What to work on -
Determine how many lines include "matplotlib". Give the number and nothing else.
>> start Source data
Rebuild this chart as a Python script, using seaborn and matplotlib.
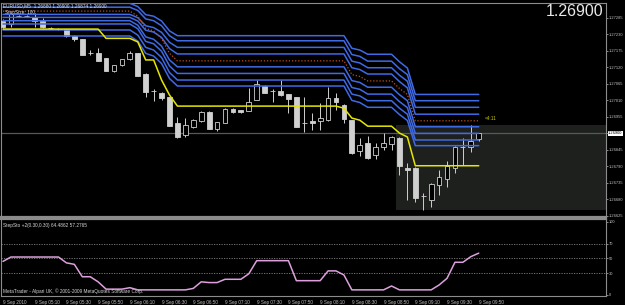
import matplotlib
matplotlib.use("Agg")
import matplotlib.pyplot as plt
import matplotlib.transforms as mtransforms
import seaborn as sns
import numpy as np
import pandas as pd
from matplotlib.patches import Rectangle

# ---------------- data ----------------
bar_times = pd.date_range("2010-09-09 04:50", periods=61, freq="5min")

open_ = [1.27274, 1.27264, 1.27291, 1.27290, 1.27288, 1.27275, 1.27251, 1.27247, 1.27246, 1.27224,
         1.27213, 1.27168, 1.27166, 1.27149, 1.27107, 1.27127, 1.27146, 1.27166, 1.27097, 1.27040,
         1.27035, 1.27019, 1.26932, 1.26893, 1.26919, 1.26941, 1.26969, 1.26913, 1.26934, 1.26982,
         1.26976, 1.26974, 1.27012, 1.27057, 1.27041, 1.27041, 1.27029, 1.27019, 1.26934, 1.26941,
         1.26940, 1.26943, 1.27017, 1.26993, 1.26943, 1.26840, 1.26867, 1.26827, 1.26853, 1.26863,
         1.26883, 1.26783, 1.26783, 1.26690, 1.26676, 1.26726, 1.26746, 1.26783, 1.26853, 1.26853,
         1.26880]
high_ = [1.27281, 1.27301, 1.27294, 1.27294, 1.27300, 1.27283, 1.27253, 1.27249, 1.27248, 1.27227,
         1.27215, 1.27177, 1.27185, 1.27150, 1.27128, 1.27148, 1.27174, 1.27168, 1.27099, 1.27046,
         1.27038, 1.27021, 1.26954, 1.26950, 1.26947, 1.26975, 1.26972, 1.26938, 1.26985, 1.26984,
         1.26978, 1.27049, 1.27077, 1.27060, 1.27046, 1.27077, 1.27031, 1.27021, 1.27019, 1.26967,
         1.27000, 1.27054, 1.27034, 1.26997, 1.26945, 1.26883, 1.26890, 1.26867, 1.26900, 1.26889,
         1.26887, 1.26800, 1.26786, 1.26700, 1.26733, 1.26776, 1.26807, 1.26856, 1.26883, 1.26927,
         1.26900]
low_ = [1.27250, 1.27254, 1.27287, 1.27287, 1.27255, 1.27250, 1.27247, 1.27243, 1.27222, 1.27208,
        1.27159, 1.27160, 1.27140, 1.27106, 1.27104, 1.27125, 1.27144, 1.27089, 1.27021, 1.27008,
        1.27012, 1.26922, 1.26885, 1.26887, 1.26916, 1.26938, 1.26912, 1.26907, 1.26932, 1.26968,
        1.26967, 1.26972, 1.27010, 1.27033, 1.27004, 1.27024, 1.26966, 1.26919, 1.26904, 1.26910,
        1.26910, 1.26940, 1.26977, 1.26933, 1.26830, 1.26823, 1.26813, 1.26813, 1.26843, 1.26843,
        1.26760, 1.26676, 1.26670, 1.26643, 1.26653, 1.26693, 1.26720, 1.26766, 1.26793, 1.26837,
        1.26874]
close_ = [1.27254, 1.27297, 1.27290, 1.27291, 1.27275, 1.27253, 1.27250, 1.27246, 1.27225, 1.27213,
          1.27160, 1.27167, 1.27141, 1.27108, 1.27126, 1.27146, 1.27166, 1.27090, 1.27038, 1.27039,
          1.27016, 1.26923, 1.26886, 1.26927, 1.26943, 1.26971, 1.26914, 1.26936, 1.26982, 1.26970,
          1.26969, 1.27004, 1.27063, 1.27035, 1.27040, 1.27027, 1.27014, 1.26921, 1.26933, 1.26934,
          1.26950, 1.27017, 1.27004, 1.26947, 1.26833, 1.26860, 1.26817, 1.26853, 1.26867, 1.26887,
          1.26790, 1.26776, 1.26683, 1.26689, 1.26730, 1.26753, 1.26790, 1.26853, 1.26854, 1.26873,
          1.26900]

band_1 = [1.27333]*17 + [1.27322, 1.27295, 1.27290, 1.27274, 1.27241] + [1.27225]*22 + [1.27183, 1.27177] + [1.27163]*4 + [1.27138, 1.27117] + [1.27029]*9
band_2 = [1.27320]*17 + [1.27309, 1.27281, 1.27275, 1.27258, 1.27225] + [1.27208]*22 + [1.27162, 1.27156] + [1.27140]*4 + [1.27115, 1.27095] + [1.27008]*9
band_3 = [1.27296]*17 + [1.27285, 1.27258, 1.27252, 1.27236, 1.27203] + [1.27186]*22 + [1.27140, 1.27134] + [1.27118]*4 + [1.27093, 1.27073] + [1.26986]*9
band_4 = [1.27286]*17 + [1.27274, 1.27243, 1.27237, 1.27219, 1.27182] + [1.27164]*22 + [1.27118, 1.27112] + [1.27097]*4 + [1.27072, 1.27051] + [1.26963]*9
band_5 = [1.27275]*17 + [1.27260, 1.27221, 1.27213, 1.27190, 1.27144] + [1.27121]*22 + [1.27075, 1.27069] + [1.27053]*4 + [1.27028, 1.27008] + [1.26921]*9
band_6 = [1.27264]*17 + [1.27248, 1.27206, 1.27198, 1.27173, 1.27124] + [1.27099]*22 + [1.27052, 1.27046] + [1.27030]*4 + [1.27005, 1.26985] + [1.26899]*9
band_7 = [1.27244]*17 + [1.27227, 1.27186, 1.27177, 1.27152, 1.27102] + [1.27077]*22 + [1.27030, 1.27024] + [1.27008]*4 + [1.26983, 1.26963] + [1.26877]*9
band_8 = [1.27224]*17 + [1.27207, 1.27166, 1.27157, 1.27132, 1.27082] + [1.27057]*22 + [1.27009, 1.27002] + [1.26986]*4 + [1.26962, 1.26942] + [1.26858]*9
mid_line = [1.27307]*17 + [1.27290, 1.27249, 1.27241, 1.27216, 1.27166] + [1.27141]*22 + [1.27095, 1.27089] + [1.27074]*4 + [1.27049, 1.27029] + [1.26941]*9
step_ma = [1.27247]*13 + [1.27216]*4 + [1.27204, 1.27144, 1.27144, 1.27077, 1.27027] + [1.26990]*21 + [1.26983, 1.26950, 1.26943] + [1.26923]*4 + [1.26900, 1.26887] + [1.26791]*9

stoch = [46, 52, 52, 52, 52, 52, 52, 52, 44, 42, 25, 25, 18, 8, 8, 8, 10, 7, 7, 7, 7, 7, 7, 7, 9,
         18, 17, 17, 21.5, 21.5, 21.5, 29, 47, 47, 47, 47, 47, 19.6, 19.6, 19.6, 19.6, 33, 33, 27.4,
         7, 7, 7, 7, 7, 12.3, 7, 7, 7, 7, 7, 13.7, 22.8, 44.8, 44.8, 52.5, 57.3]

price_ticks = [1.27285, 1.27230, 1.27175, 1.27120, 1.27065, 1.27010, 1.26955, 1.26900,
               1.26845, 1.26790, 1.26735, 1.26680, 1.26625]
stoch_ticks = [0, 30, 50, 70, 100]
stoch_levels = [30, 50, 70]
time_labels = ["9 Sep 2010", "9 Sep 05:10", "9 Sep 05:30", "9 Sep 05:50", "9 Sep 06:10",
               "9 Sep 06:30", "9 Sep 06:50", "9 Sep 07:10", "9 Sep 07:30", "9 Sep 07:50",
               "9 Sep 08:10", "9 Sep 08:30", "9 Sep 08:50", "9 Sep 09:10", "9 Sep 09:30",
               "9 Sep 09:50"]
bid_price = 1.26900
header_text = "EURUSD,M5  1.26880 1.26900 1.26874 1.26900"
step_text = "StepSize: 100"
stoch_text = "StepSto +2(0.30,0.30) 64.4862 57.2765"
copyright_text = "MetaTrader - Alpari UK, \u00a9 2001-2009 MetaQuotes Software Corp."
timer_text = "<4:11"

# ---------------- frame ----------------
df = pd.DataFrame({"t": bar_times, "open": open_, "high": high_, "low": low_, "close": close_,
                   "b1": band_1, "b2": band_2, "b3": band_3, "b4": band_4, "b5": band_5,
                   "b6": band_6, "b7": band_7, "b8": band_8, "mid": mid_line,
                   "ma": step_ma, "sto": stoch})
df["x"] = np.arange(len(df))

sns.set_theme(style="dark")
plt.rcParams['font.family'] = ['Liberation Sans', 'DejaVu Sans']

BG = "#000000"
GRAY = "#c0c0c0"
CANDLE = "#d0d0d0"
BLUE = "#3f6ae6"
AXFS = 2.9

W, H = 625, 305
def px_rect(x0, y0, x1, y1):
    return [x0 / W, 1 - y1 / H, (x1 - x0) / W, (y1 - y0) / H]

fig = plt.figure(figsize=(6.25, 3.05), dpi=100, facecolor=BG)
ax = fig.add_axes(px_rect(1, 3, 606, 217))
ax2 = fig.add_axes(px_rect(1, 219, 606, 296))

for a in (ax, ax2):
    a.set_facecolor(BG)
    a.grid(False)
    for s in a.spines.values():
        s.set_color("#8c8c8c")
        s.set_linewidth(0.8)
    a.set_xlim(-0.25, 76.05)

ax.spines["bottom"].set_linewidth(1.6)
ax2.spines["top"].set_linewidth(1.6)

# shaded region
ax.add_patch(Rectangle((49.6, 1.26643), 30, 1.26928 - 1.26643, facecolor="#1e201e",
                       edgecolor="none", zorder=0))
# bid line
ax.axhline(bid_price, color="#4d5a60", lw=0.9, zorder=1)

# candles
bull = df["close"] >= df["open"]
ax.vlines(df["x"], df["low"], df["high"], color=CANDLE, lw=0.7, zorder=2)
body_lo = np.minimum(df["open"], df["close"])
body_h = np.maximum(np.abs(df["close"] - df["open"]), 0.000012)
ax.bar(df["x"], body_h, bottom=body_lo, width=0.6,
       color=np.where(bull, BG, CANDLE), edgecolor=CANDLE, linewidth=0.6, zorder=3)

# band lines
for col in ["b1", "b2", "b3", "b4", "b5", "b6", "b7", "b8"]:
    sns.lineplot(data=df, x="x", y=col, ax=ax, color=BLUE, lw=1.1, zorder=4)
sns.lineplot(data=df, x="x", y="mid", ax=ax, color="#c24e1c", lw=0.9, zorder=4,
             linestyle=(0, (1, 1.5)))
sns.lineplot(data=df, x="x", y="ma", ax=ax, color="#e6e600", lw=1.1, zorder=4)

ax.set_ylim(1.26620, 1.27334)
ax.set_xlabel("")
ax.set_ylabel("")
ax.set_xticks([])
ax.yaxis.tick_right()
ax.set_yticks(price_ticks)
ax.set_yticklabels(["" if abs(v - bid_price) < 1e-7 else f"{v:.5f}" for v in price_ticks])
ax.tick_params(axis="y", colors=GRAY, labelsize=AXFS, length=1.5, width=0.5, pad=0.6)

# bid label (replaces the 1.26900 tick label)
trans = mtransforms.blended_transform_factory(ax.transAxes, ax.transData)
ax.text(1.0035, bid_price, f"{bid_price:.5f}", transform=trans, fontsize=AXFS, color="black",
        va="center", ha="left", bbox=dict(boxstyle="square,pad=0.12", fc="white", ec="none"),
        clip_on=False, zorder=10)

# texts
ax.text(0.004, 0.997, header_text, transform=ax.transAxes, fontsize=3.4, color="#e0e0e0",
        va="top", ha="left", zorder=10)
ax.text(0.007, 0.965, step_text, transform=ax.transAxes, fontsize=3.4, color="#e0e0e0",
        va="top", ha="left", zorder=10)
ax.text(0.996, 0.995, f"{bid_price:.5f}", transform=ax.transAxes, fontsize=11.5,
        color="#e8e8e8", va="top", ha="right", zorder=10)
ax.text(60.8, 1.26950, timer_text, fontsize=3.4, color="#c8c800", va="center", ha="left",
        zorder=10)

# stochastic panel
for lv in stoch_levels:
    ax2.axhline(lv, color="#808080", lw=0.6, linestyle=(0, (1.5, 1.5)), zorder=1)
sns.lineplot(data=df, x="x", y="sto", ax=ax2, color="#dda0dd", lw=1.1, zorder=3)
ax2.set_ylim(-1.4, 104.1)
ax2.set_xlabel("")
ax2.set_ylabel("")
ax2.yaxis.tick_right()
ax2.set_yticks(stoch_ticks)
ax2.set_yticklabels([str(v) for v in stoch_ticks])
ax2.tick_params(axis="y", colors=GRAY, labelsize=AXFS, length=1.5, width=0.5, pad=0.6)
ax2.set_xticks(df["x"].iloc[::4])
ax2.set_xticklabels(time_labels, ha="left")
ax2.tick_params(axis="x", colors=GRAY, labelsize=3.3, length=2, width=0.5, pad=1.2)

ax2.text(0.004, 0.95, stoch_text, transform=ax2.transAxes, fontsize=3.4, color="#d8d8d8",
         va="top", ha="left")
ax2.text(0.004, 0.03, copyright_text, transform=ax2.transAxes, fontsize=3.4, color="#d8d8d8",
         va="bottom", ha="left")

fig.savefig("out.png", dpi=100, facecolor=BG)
>> end Source data
Exercise solution -
6